People and Borders
April 13–June 11, 2017
Fondazione Stelline
corso Magenta 61
20123 Milan
Italy
Fondazione Stelline presents an important retrospective dedicated to the rediscovery of Gian Butturini (Brescia, Italy, 1935–2006), a sensitive and authentic photographer who was constantly on the scene during the major conflicts of the ‘70s and ‘80s, both in Italy and abroad.
Following his international rediscovery by Martin Parr, who included him in his London exhibition Strange and Familiar (2016) as the only exhibiting Italian alongside Henri Cartier-Bresson, Paul Strand, Robert Frank and Garry Winogrand, the exhibition looks back on his long photographic journey in search of the meaning of people and its humanity—a journey which took the photographer to the ends of the earth. These are geographical, but also cultural and mental borders, which Butturini experienced as his own as he identified with the condition of the “ultimi” (the last).
Gian Butturini introduced his first photographic work London by (1970), new edition published by Damiani next June edited by Martin Parr, with the words Photographic notes by a man in the street photographing people in the street—a description that perfectly sums up his entire work. The individual and the meaning of humanity are the undercurrent of all his images, allowing us to see through the eyes of Butturini as a man—candid and curious, real and alive, coherent and incoherent—more than a photographer. This vision is manifest in masterful shots of rare beauty and purity. The frames are at times full of pain and polemic, occasionally ironic and sarcastic, invariably suffused with poetry and touched by the grace of a gesture or the sweetness of an expression.

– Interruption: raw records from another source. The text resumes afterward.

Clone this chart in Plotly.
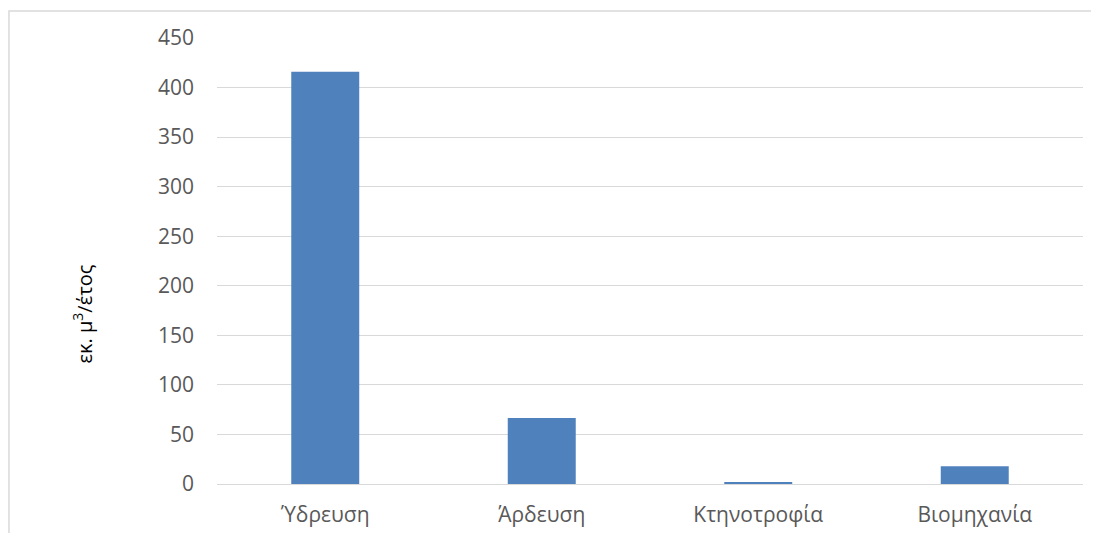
import plotly.graph_objects as go

categories = ["Ύδρευση", "Άρδευση", "Κτηνοτροφία", "Βιομηχανία"]
values = [416, 66.5, 2, 18]
y_ticks = [0, 50, 100, 150, 200, 250, 300, 350, 400, 450]

fig = go.Figure(
    go.Bar(x=categories, y=values, marker=dict(color="#4f81bd", line=dict(width=0)))
)

# page body adds an 8px margin, so the figure is a bit smaller than the window
fig.update_layout(
    width=1091,
    height=525,
    margin=dict(l=209, r=16, t=30, b=49),
    paper_bgcolor="white",
    plot_bgcolor="white",
    bargap=0.686,
    showlegend=False,
    font=dict(family="Open Sans", color="#595959", size=21),
)

fig.update_yaxes(
    range=[0, 450],
    tickvals=y_ticks,
    showgrid=True,
    gridcolor="#d9d9d9",
    gridwidth=1.3,
    zeroline=False,
    showline=False,
    automargin=False,
    ticklabelstandoff=22,
    tickfont=dict(size=21, color="#595959"),
)
fig.update_xaxes(
    showline=True,
    linecolor="#d9d9d9",
    linewidth=1.3,
    automargin=False,
    ticklabelstandoff=12,
    tickfont=dict(size=21, color="#595959"),
)

# y-axis title
fig.add_annotation(
    text="εκ. μ<sup>3</sup>/έτος",
    xref="paper", yref="paper",
    x=-0.1744, y=0.381,
    textangle=-90,
    showarrow=False,
    font=dict(size=20, color="black", family="Open Sans"),
)

# chart border (partly cut off in the original)
fig.add_shape(
    type="rect",
    xref="paper", yref="paper",
    x0=-0.2402, x1=1.05, y0=-0.2, y1=1.0606,
    line=dict(color="#d9d9d9", width=1.5),
    layer="below",
)

fig.write_html("out.html")
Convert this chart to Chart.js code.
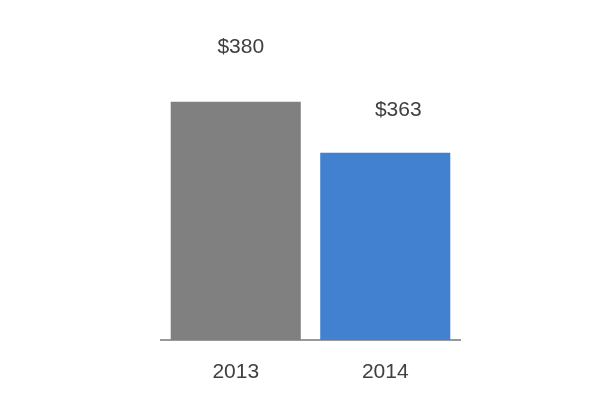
<!DOCTYPE html>
<html>
<head>
<meta charset="utf-8">
<script src="https://cdn.jsdelivr.net/npm/chart.js@4"></script>
<style>
  html, body { margin: 0; padding: 0; background: #fff; }
  #wrap { width: 600px; height: 400px; }
</style>
</head>
<body>
<div id="wrap"><canvas id="chart"></canvas></div>
<script>
const years = ['2013', '2014'];
const values = [380, 363];
const valueLabels = ['$380', '$363'];

const barColors = ['#808080', '#4280d0'];
const textColor = '#404040';
// where the value labels sit relative to the bar top (px)
const labelShift = [{ x: 5, y: 55 }, { x: 13, y: 43 }];

const valueLabelPlugin = {
    id: 'valueLabels',
    afterDatasetsDraw(chart) {
        const ctx = chart.ctx;
        const meta = chart.getDatasetMeta(0);
        ctx.save();
        ctx.font = '21px "Liberation Sans", Arial, sans-serif';
        ctx.fillStyle = textColor;
        ctx.textAlign = 'center';
        ctx.textBaseline = 'middle';
        meta.data.forEach((bar, i) => {
            ctx.fillText(valueLabels[i], bar.x + labelShift[i].x, bar.y - labelShift[i].y);
        });
        ctx.restore();
    }
};

const ctx = document.getElementById('chart').getContext('2d');
new Chart(ctx, {
    type: 'bar',
    data: {
        labels: years,
        datasets: [{
            data: values,
            backgroundColor: barColors,
            borderWidth: 0,
            barPercentage: 0.87,
            categoryPercentage: 1,
        }]
    },
    options: {
        responsive: true,
        maintainAspectRatio: false,
        animation: false,
        layout: {
            padding: { left: 161, right: 140, top: 40, bottom: 0 }
        },
        plugins: {
            legend: { display: false },
            tooltip: { enabled: false },
        },
        scales: {
            x: {
                grid: { display: false, drawTicks: false },
                border: { display: true, color: '#999999', width: 2 },
                ticks: {
                    color: textColor,
                    padding: 20,
                    font: { family: '"Liberation Sans", Arial, sans-serif', size: 21 },
                },
                afterFit(scale) {
                    scale.height = 60;
                },
            },
            y: {
                display: false,
                min: 300.6,
                max: 400.6,
            }
        }
    },
    plugins: [valueLabelPlugin]
});
</script>
</body>
</html>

The exhibition People and Borders, curated by Alessandra Klimciuk, contains over 60 works, including 18 extremely rare vintage prints, signed by the author and never before exhibited, of the photos of the “London” project (1969), the conflict in Ulster (1971), the trip to Cuba with Fidel Castro (1971), to the Chile of Allende (1973) and Pinochet (1987), Portugal after the Carnation Revolution (1975), and the Polisario Front in the Western Sahara (1982), as well as the important chapter dedicated to Basaglia’s anti-psychiatry (1975) and to the labour movements with the metalworkers’ strikes (1973).